WHAT YOU SHOULD DO: Your job is to return the lines between the line holding "Emit a web page" and the line holding "1.26, 1.45, 1.63];", inclusive, exactly and with no pictures.

SUPPLIED ENTRIES:
......
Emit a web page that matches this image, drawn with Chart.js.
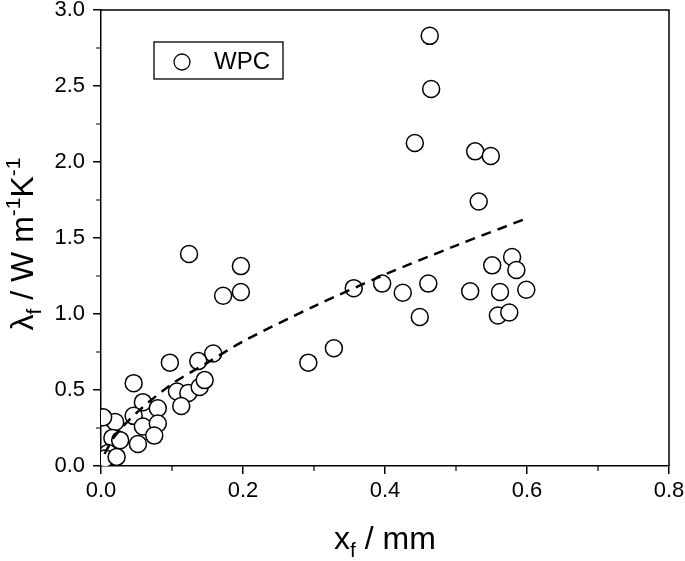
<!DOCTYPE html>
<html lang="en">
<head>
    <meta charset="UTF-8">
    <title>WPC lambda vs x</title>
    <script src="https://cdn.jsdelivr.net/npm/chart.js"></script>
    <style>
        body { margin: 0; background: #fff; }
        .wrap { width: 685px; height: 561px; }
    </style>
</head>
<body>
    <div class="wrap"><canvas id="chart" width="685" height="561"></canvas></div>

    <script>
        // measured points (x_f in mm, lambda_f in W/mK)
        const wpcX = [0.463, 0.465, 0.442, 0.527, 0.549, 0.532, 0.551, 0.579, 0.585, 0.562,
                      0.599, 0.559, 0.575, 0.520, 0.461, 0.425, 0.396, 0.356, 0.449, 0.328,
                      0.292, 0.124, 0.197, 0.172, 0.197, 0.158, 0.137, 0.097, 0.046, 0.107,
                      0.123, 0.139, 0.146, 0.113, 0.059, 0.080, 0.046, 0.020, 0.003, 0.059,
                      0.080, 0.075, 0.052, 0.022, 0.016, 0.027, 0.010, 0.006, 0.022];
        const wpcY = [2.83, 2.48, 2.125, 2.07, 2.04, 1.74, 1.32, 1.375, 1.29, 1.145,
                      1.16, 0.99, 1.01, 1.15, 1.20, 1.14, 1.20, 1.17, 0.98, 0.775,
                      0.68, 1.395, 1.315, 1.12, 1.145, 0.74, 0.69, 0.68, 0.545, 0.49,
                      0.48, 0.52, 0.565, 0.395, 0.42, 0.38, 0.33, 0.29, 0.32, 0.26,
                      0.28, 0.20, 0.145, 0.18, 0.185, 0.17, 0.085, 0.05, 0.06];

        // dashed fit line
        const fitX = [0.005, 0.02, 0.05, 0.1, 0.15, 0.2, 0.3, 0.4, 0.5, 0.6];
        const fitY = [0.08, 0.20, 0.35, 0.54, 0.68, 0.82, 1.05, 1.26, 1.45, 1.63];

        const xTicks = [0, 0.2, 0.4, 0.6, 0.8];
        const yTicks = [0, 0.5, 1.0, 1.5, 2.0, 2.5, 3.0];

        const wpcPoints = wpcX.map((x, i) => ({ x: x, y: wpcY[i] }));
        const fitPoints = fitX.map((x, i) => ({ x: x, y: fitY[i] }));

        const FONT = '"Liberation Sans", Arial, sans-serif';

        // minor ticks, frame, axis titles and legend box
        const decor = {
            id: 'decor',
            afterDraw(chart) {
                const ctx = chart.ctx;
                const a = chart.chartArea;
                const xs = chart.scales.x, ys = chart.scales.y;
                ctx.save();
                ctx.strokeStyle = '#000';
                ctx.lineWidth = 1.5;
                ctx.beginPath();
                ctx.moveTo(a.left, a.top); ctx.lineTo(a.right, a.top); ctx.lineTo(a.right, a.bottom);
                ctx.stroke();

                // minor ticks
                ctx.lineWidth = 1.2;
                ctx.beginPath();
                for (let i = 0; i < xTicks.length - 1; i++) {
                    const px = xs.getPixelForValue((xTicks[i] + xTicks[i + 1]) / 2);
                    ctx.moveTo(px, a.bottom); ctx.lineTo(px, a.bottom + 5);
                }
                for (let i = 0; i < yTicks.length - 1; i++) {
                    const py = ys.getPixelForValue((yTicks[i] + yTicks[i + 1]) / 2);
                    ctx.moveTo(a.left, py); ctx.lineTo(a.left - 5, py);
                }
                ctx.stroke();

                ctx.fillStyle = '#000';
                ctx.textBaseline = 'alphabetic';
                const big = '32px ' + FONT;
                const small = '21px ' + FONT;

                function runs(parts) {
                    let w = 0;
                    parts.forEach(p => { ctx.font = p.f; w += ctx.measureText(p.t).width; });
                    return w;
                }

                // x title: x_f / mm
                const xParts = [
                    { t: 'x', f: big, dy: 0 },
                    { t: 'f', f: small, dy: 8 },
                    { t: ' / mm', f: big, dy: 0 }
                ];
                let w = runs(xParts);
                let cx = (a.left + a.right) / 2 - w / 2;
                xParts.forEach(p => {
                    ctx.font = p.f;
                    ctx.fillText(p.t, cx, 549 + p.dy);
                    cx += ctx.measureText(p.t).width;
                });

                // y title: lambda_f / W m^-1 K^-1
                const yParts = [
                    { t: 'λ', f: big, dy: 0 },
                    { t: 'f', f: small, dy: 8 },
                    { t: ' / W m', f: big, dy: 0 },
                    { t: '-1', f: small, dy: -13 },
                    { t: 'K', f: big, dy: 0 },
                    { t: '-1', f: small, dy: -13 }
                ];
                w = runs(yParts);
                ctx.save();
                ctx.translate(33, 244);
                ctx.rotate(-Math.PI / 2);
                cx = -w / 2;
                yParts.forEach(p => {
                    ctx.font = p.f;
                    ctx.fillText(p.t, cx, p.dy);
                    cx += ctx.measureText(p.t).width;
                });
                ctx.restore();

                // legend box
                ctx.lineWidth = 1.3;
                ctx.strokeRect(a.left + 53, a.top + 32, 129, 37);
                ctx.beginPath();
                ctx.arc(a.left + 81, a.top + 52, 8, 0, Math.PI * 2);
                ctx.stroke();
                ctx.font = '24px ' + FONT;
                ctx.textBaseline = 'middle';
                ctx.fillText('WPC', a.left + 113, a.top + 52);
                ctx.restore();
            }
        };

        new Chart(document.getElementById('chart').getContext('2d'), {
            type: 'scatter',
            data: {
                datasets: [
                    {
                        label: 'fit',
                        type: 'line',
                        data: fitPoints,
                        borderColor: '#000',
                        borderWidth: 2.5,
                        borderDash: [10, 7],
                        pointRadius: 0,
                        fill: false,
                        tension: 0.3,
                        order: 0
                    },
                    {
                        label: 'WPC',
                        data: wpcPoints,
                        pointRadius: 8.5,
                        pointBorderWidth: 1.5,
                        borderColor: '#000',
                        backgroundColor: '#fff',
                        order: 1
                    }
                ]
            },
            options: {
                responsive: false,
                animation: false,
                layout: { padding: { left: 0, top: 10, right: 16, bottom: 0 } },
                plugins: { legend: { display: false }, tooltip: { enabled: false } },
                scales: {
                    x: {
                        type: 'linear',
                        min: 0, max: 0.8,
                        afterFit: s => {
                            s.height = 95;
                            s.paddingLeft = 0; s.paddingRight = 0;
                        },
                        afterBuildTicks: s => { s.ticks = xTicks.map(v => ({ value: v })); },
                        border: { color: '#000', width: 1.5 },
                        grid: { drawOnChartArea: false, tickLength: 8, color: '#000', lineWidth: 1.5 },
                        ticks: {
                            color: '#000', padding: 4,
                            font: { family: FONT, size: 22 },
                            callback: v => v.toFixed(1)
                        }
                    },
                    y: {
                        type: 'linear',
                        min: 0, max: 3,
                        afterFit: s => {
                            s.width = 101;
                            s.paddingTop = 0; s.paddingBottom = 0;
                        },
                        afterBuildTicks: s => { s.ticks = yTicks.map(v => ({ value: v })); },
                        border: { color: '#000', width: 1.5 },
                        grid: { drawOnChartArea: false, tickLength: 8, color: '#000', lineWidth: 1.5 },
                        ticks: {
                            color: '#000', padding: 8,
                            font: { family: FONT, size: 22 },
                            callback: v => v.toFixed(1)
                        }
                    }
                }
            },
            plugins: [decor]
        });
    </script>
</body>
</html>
......
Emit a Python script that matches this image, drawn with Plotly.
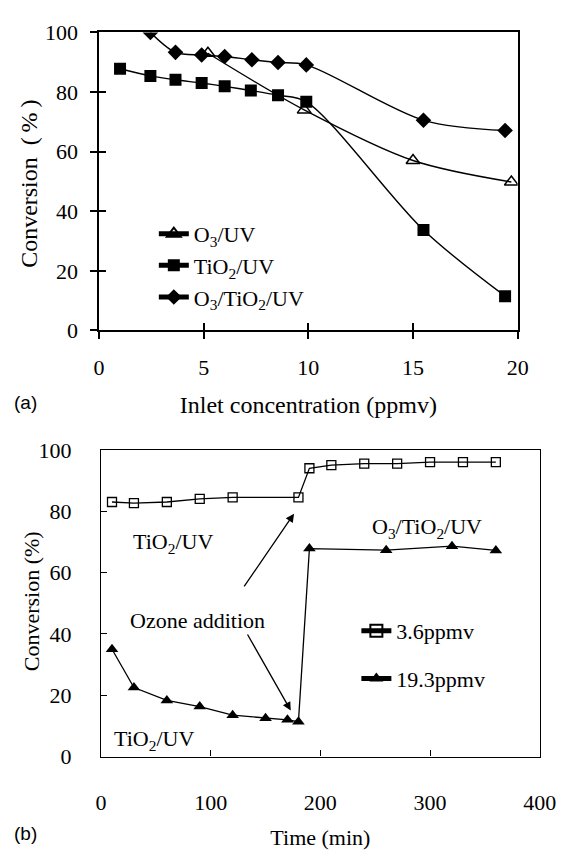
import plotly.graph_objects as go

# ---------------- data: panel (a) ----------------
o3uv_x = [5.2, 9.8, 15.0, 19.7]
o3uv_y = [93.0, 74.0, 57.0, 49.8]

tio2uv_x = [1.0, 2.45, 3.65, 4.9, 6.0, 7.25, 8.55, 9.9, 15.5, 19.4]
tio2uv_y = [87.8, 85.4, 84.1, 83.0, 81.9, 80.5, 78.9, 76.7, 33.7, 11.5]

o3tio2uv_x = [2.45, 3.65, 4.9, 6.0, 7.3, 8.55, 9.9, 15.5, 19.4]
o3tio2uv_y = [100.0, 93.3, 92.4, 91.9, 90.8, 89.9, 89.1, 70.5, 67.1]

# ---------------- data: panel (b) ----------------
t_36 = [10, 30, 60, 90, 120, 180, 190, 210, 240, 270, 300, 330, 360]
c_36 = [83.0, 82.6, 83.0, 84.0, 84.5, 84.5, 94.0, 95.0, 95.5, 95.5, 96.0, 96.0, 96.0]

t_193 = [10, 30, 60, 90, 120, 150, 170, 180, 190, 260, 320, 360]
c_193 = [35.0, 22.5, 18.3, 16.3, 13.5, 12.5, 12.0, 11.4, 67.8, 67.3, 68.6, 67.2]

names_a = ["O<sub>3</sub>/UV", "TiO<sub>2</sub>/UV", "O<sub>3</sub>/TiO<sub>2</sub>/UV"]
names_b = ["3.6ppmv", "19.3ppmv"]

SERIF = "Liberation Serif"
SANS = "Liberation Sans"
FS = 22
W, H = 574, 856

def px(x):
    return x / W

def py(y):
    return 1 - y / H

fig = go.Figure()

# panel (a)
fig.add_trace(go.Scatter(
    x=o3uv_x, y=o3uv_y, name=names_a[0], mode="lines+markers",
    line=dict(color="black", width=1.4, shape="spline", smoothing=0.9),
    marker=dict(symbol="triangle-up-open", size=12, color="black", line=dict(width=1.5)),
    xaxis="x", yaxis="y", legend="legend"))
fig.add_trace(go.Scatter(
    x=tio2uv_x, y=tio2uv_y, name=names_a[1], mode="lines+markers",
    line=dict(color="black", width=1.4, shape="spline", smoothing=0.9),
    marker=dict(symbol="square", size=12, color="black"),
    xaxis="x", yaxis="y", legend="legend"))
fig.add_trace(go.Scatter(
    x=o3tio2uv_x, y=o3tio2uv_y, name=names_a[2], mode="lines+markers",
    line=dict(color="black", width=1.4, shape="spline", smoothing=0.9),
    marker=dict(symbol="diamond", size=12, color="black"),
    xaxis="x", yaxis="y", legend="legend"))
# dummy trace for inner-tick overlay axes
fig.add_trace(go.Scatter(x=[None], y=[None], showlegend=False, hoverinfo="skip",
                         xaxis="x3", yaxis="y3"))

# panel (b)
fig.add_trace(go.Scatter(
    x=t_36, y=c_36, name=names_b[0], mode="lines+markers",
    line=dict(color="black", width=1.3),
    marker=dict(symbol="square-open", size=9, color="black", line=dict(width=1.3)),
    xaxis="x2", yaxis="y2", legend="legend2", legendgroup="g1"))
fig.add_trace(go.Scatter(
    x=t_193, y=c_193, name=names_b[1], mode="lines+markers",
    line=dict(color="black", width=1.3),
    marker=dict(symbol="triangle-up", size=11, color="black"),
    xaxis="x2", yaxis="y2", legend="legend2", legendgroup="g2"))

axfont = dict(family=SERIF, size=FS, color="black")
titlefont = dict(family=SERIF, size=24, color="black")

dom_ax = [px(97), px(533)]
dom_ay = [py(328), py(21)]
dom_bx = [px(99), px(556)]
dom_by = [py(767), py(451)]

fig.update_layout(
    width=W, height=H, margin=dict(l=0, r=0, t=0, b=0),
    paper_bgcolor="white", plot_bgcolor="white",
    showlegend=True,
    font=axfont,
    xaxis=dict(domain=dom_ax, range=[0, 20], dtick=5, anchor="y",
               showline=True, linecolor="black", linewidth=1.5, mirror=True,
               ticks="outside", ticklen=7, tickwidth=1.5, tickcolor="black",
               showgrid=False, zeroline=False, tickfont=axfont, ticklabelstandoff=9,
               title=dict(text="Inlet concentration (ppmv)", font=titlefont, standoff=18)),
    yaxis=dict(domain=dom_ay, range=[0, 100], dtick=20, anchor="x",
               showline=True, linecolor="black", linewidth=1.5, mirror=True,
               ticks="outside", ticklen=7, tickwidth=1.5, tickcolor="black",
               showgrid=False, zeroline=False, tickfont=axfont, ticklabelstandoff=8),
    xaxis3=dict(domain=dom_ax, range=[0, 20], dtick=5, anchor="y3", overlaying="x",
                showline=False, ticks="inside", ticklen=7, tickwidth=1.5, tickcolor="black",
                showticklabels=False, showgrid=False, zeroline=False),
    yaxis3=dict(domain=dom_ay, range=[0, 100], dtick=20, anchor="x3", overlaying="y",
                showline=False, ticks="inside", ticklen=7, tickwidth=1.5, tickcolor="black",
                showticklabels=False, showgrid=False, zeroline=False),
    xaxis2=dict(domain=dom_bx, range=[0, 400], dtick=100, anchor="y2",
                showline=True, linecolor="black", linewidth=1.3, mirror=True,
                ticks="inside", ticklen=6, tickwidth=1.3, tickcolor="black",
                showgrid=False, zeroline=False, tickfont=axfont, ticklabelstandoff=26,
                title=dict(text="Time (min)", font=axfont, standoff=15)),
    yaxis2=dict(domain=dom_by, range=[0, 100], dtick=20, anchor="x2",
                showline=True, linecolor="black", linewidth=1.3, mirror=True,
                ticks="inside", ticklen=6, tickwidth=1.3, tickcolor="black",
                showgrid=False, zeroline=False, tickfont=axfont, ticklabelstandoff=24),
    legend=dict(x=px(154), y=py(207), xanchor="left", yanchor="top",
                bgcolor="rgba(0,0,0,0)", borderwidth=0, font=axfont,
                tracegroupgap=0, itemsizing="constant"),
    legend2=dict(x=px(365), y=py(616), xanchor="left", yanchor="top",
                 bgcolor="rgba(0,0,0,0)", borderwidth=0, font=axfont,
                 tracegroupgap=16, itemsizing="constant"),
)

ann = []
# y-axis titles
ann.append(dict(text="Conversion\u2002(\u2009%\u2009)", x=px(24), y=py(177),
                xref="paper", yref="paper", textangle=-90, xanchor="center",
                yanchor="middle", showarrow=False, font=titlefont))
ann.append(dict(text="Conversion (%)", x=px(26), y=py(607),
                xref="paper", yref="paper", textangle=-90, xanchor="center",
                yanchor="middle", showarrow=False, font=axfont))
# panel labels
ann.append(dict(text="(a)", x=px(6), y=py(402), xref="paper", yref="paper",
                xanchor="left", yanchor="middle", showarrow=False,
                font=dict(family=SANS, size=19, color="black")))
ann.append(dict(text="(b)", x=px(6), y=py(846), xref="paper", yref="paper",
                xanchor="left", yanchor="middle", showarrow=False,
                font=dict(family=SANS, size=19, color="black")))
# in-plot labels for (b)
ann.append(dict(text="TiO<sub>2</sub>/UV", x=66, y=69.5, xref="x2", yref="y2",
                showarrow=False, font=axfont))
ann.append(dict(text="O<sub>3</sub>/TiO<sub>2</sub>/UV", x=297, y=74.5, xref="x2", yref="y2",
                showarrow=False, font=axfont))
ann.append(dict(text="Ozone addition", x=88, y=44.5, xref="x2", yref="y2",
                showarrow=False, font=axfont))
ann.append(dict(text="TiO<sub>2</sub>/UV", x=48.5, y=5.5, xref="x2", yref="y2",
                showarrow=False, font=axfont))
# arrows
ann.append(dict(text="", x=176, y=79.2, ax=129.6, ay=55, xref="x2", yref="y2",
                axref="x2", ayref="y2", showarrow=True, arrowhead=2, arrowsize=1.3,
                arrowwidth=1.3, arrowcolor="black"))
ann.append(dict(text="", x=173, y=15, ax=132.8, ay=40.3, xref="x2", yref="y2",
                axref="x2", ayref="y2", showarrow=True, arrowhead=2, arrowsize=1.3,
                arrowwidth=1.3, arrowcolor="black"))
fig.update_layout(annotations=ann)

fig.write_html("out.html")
......
OUTPUT OF THE TASK:
Emit a web page that matches this image, drawn with Chart.js.
<!DOCTYPE html>
<html lang="en">
<head>
    <meta charset="UTF-8">
    <title>WPC lambda vs x</title>
    <script src="https://cdn.jsdelivr.net/npm/chart.js"></script>
    <style>
        body { margin: 0; background: #fff; }
        .wrap { width: 685px; height: 561px; }
    </style>
</head>
<body>
    <div class="wrap"><canvas id="chart" width="685" height="561"></canvas></div>

    <script>
        // measured points (x_f in mm, lambda_f in W/mK)
        const wpcX = [0.463, 0.465, 0.442, 0.527, 0.549, 0.532, 0.551, 0.579, 0.585, 0.562,
                      0.599, 0.559, 0.575, 0.520, 0.461, 0.425, 0.396, 0.356, 0.449, 0.328,
                      0.292, 0.124, 0.197, 0.172, 0.197, 0.158, 0.137, 0.097, 0.046, 0.107,
                      0.123, 0.139, 0.146, 0.113, 0.059, 0.080, 0.046, 0.020, 0.003, 0.059,
                      0.080, 0.075, 0.052, 0.022, 0.016, 0.027, 0.010, 0.006, 0.022];
        const wpcY = [2.83, 2.48, 2.125, 2.07, 2.04, 1.74, 1.32, 1.375, 1.29, 1.145,
                      1.16, 0.99, 1.01, 1.15, 1.20, 1.14, 1.20, 1.17, 0.98, 0.775,
                      0.68, 1.395, 1.315, 1.12, 1.145, 0.74, 0.69, 0.68, 0.545, 0.49,
                      0.48, 0.52, 0.565, 0.395, 0.42, 0.38, 0.33, 0.29, 0.32, 0.26,
                      0.28, 0.20, 0.145, 0.18, 0.185, 0.17, 0.085, 0.05, 0.06];

        // dashed fit line
        const fitX = [0.005, 0.02, 0.05, 0.1, 0.15, 0.2, 0.3, 0.4, 0.5, 0.6];
        const fitY = [0.08, 0.20, 0.35, 0.54, 0.68, 0.82, 1.05, 1.26, 1.45, 1.63];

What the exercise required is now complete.